Au fil du temps, le Cristal et son design épuré suscitent de nouvelles attentions, avec des « collabs » comme tout produit culte. Dont les prix s’envolent comme le modèle version or serti de 254 diamants de la Maison Tournaire à 25 600 euros ! Plus accessible leur version en bronze (350 euros) et la version gainée cuir de la maison Pinel & Pinel (69 euros).
Contrairement aux idées reçues le Cristal n’est pas un stylo jetable mais peut être rechargé. Encore faut-il aller au bout des 2 km d’écriture. Un challenge que relèvent de nombreux artistes qui ont fait du Bic un véritable outil de travail. En 2018, l’entreprise organisait même une grande exposition au Cent-Quatre-Paris, avec notamment la collection de Bruno Bich, qui avait repris l’entreprise en 1979 à la suite de son père.
Le légendaire stylo a même fait son entrée en 2001 dans les collections permanentes du MoMA (le célèbre musée d’art moderne) à New York avant d’intégrer en 2006, celles du musée national d’Art moderne Centre de création industrielle Georges Pompidou de Paris.
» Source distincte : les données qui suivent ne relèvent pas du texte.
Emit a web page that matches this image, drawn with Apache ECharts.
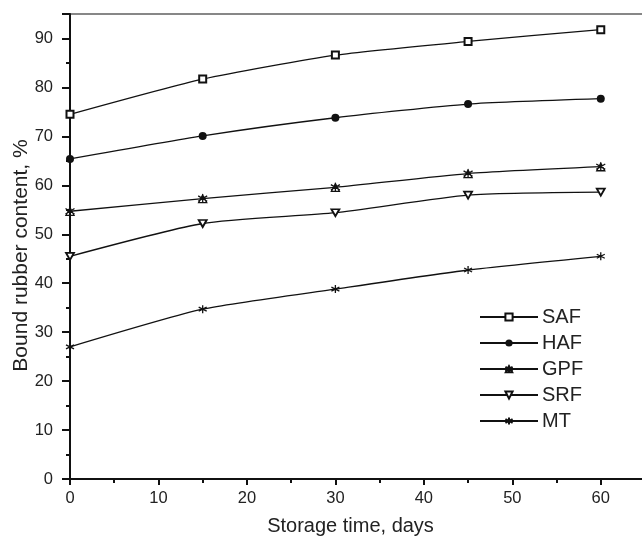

Quelques années après le stylo 4 couleurs, autre produit emblématique de l’entreprise, le Cristal a lui aussi succombé à la mode de la personnalisation. Depuis fin 2024, son corps transparent devient un support. Tout d’abord pour la série Netflix Astérix et depuis quelques semaines pour les clubs de football du PSG et de l’OM. La version parisienne est déjà collector et en rupture de stock.